First of all, I'd like to direct your attention back to the original email
in this thread, by A4-Tacks:
https://lists.gnu.org/archive/html/bug-bash/2024-01/msg00132.html
That looks a lot more like a bug, and I'm sorry I distracted from it with
my statement questioning what shell-expand-line was doing in the more
general case.

On Fri, Feb 2, 2024 at 1:26 PM Chet Ramey <chet.ra...@case.edu> wrote:

> Are you then suggesting a bindable readline function to quote the line
> or region? It's not reasonable to change a function that has worked one
> way for 30+ years.
>

Ultimately, what I'm saying is that a different bindable function that
performs all the shell expansions other than quote removal would be more
useful than shell-expand-line.

As much as Mike Jonkmans didn't address this in his email just now, that's
what I see in this exchange, as well:

On Fri, Feb 2, 2024 at 10:10 AM Chet Ramey <chet.ra...@case.edu> wrote:

> On 2/2/24 8:12 AM, Mike Jonkmans wrote:
> > I might expect that, because it would be useful to see what is going to
> be
> > executed.
>
> I don't get this part. A desire is not an expectation.


Not performing quote removal - or potentially adding backslashes - would be
more desirable. What we have in shell-expand-line seems like what the user
wanted, but not quite.

shell-expand-line didn't make a ton of sense 30+ years ago, either, but I
won't argue that its behavior should be changed, considering that
performing quote removal was apparently what was intended.

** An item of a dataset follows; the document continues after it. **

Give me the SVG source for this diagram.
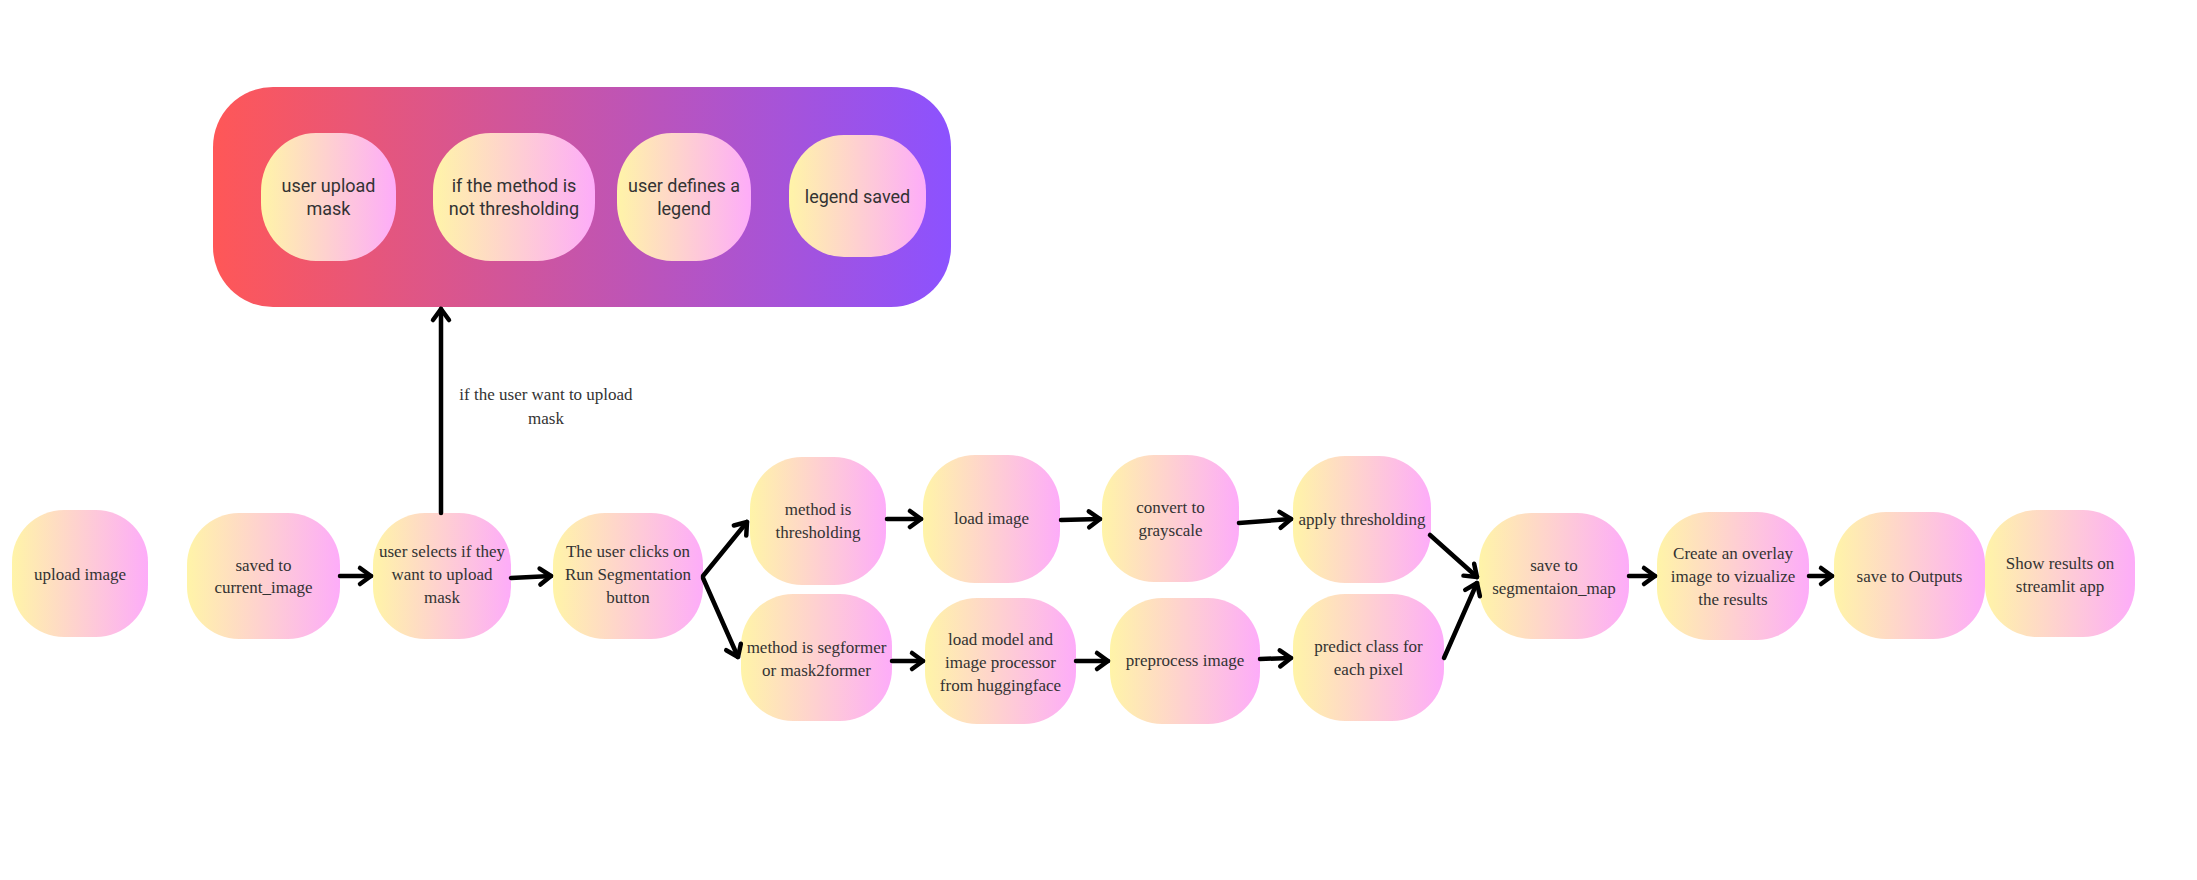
<svg xmlns="http://www.w3.org/2000/svg" width="2197" height="880" viewBox="0 0 2197 880">
<style>
.node rect{fill:url(#ng)}
.node text{font-family:"Liberation Serif","Times New Roman",serif;font-size:17px;fill:#333;text-anchor:middle}
.inner rect{fill:url(#ng)}
.inner text{font-family:Roboto,"Open Sans",sans-serif;font-size:18px;fill:#333;text-anchor:middle}
.conn path{fill:none;stroke:#000;stroke-width:4.5;stroke-linecap:round;marker-end:url(#ah)}
.lbl{font-family:"Liberation Serif","Times New Roman",serif;font-size:17px;fill:#333;text-anchor:middle}
</style>
<defs>
<linearGradient id="ng" x1="0" y1="0" x2="1" y2="0">
<stop offset="0" stop-color="#fff4a8"/>
<stop offset="1" stop-color="#fdacf9"/>
</linearGradient>
<linearGradient id="cg" x1="0" y1="0" x2="1" y2="0">
<stop offset="0" stop-color="#ff5757"/>
<stop offset="1" stop-color="#8c52ff"/>
</linearGradient>
<marker id="ah" viewBox="-16 -12 20 24" refX="0" refY="0" markerWidth="20" markerHeight="24" markerUnits="userSpaceOnUse" orient="auto" overflow="visible">
<path d="M-11,-8 L0,0 L-11,8" fill="none" stroke="#000" stroke-width="4.5" stroke-linecap="round" stroke-linejoin="round"/>
</marker>
</defs>
<rect width="2197" height="880" fill="#fff"/>

<g id="container">
<rect x="213" y="87" width="738" height="220" rx="60" ry="60" fill="url(#cg)"/>
<g id="i1" class="inner"><rect x="261" y="133" width="135" height="128" rx="55" ry="58"/><text x="328.5" y="192">user upload</text><text x="328.5" y="215">mask</text></g>
<g id="i2" class="inner"><rect x="433" y="133" width="162" height="128" rx="58" ry="58"/><text x="514" y="192">if the method is</text><text x="514" y="215">not thresholding</text></g>
<g id="i3" class="inner"><rect x="617" y="133" width="134" height="128" rx="55" ry="58"/><text x="684" y="192">user defines a</text><text x="684" y="215">legend</text></g>
<g id="i4" class="inner"><rect x="789" y="135" width="137" height="122" rx="55" ry="56"/><text x="857.5" y="203">legend saved</text></g>
</g>

<g id="n1" class="node"><rect x="12" y="510" width="136" height="127" rx="52" ry="52"/><text x="80" y="580">upload image</text></g>
<g id="n2" class="node"><rect x="187" y="513" width="153" height="126" rx="52" ry="52"/><text x="263.5" y="571">saved to</text><text x="263.5" y="593">current_image</text></g>
<g id="n3" class="node"><rect x="373" y="513" width="138" height="126" rx="52" ry="52"/><text x="442" y="557">user selects if they</text><text x="442" y="580">want to upload</text><text x="442" y="603">mask</text></g>
<g id="n4" class="node"><rect x="553" y="513" width="150" height="126" rx="52" ry="52"/><text x="628" y="557">The user clicks on</text><text x="628" y="580">Run Segmentation</text><text x="628" y="603">button</text></g>
<g id="n5" class="node"><rect x="750" y="457" width="136" height="128" rx="52" ry="52"/><text x="818" y="515">method is</text><text x="818" y="538">thresholding</text></g>
<g id="n6" class="node"><rect x="923" y="455" width="137" height="128" rx="52" ry="52"/><text x="991.5" y="524">load image</text></g>
<g id="n7" class="node"><rect x="1102" y="455" width="137" height="127" rx="52" ry="52"/><text x="1170.5" y="513">convert to</text><text x="1170.5" y="536">grayscale</text></g>
<g id="n8" class="node"><rect x="1293" y="456" width="138" height="127" rx="52" ry="52"/><text x="1362" y="525">apply thresholding</text></g>
<g id="n9" class="node"><rect x="741" y="594" width="151" height="127" rx="52" ry="52"/><text x="816.5" y="653">method is segformer</text><text x="816.5" y="676">or mask2former</text></g>
<g id="n10" class="node"><rect x="925" y="598" width="151" height="126" rx="52" ry="52"/><text x="1000.5" y="645">load model and</text><text x="1000.5" y="668">image processor</text><text x="1000.5" y="691">from huggingface</text></g>
<g id="n11" class="node"><rect x="1110" y="598" width="150" height="126" rx="52" ry="52"/><text x="1185" y="666">preprocess image</text></g>
<g id="n12" class="node"><rect x="1293" y="594" width="151" height="127" rx="52" ry="52"/><text x="1368.5" y="652">predict class for</text><text x="1368.5" y="675">each pixel</text></g>
<g id="n13" class="node"><rect x="1479" y="513" width="150" height="126" rx="52" ry="52"/><text x="1554" y="571">save to</text><text x="1554" y="594">segmentaion_map</text></g>
<g id="n14" class="node"><rect x="1657" y="512" width="152" height="128" rx="52" ry="52"/><text x="1733" y="559">Create an overlay</text><text x="1733" y="582">image to vizualize</text><text x="1733" y="605">the results</text></g>
<g id="n15" class="node"><rect x="1834" y="512" width="151" height="127" rx="52" ry="52"/><text x="1909.5" y="582">save to Outputs</text></g>
<g id="n16" class="node"><rect x="1985" y="510" width="150" height="127" rx="52" ry="52"/><text x="2060" y="569">Show results on</text><text x="2060" y="592">streamlit app</text></g>

<g id="connectors" class="conn">
<path d="M340,576 L371,576"/>
<path d="M511,578 L551,576"/>
<path d="M703,576 L747,522"/>
<path d="M703,578 L738,657"/>
<path d="M887,519 L921,519"/>
<path d="M1061,520 L1100,519"/>
<path d="M1239,523 L1291,519"/>
<path d="M1430,535 L1477,577"/>
<path d="M1444,658 L1477,583"/>
<path d="M892,661 L923,661"/>
<path d="M1076,661 L1108,661"/>
<path d="M1260,659 L1291,658"/>
<path d="M1629,576 L1655,576"/>
<path d="M1809,576 L1832,576"/>
<path d="M441,513 L441,309"/>
</g>
<text class="lbl" x="546" y="400">if the user want to upload</text>
<text class="lbl" x="546" y="424">mask</text>
</svg>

I don't even use bindable functions, really. A4-Tacks's original email just
got me curious as to what you would even do with the result if the bug he
encountered wasn't present. I finally look in that part of the manual, and
now I'm trying to remember C-x C-e, because edit-and-execute-command would
be really useful to me. I wasn't aware of an undo function, either, for
that matter. That function makes a lot of what I'm saying here moot, anyway.